En l'espèce une commerçante a fait publier, le 18 octobre 2010, au bureau des hypothèques, une déclaration notariée d'insaisissabilité portant sur l'immeuble constituant sa résidence principale, dont elle était propriétaire indivise avec son époux. Cette déclaration n'a pas été publiée au RCS. Les 12 janvier et 15 mars 2011, la débitrice a été mise en redressement puis liquidation judiciaires. Le liquidateur a alors demandé que la déclaration d'insaisissabilité lui soit rendue inopposable pour défaut de publicité au RCS et qu'il soit procédé à la licitation de l'immeuble indivis.

La cour d'appel (CA Nîmes, 11 septembre 2014, n° 13/02774) déclare irrecevable la demande en inopposabilité et rejette la demande de licitation de l'immeuble indivis. La cour d'appel constate que la débitrice en liquidation judiciaire est une personne physique qui a des créanciers tant professionnels que non professionnels, et retient alors que le liquidateur représente ces deux catégories, dont seule la première a un intérêt à agir en inopposabilité de la déclaration d'insaisissabilité pour irrégularité de sa publicité au RCS. Ainsi, le liquidateur ne peut se prévaloir d'une action relevant de l'intérêt collectif de tous les créanciers du débiteur en procédure collective.

La Cour de cassation censure cette décision.

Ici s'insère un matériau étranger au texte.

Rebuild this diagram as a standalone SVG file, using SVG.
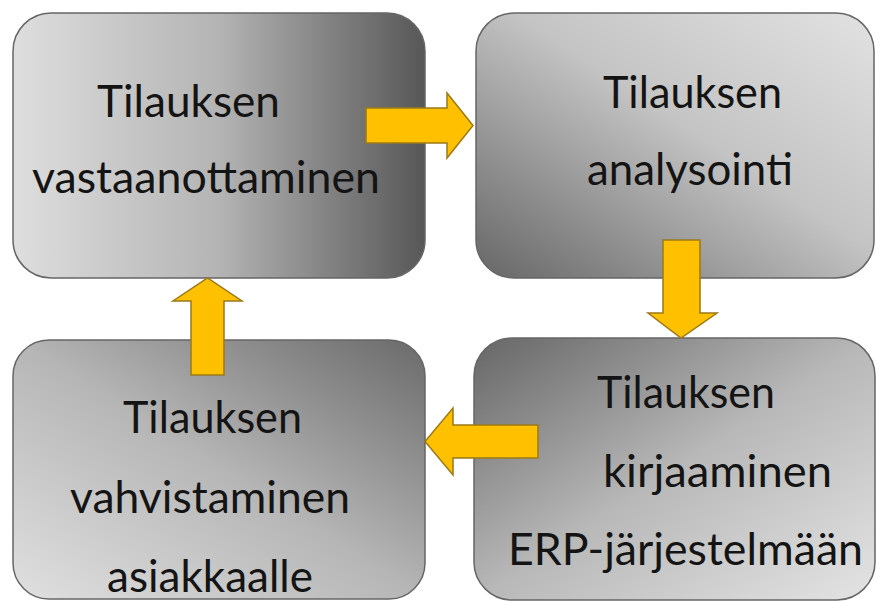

Elle énonce que si la décision de la cour d'appel était conforme à la jurisprudence alors applicable (Cass. com., 13 mars 2012, n° 11-15.438, préc.), cette solution a eu pour effet de priver les organes de la procédure collective de la possibilité de contester l'opposabilité de la déclaration d'insaisissabilité à la procédure. En outre, par un arrêt du 2 juin 2015 (Cass. com., 2 juin 2015, n° 13-24.714, P+B+R+I), la Chambre commerciale a jugé que les organes de la procédure collective avaient qualité à agir pour la protection et la reconstitution du gage commun des créanciers. Ainsi pour la Cour de cassation il apparaît donc nécessaire de modifier la solution résultant de l'arrêt du 13 mars 2012 et de retenir désormais le principe précité.